Setting: tribal warfare, Northwest Coast late 18th-19thc
Context (Event Photos, Primary Sources, Secondary Sources, Field Notes)
* Paterek 1994 p319
"Chiefs wore armor of double layers of elk skin, occasionally strengthened by wooden rods sewn to the outside; these were often painted. Although elk hide seems to have been the most common form of armor, some examples of Nootka armor have been preserved that are of the 'slat-and-rod' type. Warriors painted their faces black. No helmets were used."
* Paterek 1994 p317
"Men usually went naked. In cooler weather they donned a tunic of woven cedar bark, worn under one arm and fastened on the opposite shoulder. Another type of garment was a rectangular mat or robe of cedar bark that was wrapped around the hips and held in place with a belt. Both items of dress were edged with white fur, or if the individual was wealthy, strips of sea-otter fur."
* Taylor 2001 p16-17
"[E]laborate wooden clubs were developed by the Northwest Coast tribes, such as the Nootka and Kwakiutl.

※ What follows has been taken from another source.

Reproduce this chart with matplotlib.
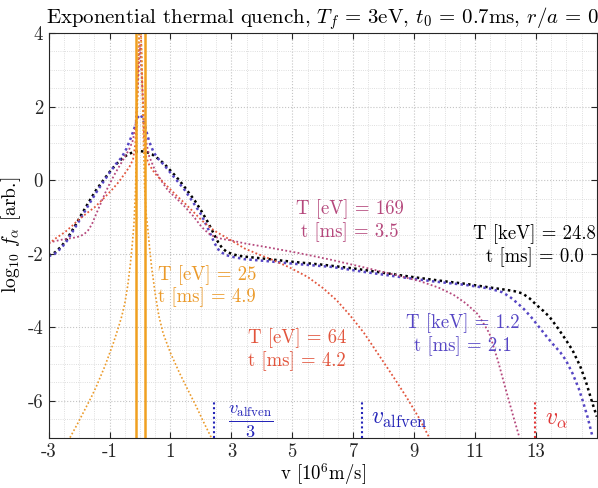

Exhibiting carvings which not infrequently made reference to tribal mythology, such clubs were more used in the ceremonial context rather than on the battlefield and some were referred to as 'slave killers' (although there is little evidence to suggest that they actually performed that function).
"For everyday use -- in both hunting and warfare -- clubs were often spatula-shaped and made of either hard wood or carved whalebone, which was generally sharpened along the edge and sometimes embellished with carvings on the blade and handle. These clubs were similar in shape -- although smaller -- to the paddles used by the Northwest Coast tribes."